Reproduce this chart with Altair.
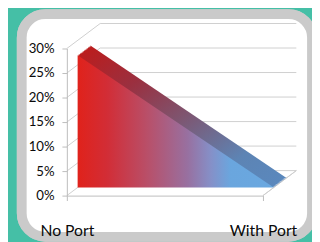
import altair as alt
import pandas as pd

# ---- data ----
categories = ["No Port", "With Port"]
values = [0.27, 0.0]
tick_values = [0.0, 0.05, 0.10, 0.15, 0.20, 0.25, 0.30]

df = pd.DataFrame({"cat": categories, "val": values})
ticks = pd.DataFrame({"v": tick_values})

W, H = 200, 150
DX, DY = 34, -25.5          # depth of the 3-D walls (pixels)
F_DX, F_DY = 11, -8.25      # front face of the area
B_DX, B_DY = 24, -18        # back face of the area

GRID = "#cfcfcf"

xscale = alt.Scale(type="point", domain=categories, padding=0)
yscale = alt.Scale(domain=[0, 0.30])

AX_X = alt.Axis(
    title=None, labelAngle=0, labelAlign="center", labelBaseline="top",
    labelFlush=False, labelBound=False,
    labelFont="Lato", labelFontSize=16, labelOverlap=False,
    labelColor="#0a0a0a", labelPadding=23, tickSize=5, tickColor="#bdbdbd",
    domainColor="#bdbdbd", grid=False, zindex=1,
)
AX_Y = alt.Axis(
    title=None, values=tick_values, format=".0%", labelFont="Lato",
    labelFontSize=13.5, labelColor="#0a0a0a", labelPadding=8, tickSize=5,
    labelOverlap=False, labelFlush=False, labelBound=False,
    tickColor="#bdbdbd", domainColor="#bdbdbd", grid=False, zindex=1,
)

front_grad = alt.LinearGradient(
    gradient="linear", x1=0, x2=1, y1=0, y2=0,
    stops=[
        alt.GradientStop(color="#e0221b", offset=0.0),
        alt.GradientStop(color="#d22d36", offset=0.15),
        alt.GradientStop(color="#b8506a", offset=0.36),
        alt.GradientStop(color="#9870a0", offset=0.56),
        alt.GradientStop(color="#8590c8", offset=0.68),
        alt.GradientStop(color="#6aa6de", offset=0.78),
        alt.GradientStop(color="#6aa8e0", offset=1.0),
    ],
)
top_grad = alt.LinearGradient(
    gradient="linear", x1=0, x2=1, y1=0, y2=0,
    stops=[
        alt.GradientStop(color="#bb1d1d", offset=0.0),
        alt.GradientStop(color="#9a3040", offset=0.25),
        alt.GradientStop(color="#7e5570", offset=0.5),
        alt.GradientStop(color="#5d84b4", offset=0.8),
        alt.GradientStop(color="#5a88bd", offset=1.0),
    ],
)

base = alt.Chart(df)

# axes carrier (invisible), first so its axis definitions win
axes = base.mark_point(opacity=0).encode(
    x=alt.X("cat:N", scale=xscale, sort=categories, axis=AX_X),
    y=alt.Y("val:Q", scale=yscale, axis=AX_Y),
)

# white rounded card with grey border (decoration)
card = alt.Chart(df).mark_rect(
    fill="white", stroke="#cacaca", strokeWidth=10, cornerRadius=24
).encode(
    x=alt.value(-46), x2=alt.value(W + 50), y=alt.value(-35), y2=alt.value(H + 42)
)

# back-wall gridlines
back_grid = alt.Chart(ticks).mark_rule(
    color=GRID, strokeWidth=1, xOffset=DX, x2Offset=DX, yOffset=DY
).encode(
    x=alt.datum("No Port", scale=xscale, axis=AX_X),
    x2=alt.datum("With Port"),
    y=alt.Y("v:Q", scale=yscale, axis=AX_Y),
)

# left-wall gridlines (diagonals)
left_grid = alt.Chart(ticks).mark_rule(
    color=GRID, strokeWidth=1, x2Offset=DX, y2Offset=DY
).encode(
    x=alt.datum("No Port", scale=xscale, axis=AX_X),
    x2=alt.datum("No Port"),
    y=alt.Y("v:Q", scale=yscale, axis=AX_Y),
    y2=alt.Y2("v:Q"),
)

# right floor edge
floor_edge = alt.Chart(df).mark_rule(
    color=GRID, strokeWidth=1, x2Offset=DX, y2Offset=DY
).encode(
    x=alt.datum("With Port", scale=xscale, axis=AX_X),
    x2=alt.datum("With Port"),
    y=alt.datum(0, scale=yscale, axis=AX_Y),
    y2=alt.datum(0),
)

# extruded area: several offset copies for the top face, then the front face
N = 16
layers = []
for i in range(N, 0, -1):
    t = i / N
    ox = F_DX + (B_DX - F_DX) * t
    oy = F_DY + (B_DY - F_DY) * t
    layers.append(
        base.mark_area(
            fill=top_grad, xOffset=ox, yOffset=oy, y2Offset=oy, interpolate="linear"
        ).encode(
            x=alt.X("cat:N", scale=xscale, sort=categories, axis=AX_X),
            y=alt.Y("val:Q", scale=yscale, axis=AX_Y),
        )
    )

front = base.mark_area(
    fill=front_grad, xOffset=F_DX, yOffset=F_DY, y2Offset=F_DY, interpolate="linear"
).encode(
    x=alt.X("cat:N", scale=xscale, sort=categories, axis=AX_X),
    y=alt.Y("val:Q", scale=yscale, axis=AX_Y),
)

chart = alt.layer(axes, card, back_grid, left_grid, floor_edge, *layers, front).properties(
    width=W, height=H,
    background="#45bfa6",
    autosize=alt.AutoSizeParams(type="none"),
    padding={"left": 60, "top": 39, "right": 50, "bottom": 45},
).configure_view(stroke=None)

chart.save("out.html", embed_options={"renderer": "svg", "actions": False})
* * * * * * *
What the task requires: Restate only the lines running from the start of the material above through the line containing "tick_values = [0.0, 0.05, 0.10, 0.15, 0.20, 0.25, 0.30]", ends included. No pictures.

Final answer:
Reproduce this chart with Altair.
import altair as alt
import pandas as pd

# ---- data ----
categories = ["No Port", "With Port"]
values = [0.27, 0.0]
tick_values = [0.0, 0.05, 0.10, 0.15, 0.20, 0.25, 0.30]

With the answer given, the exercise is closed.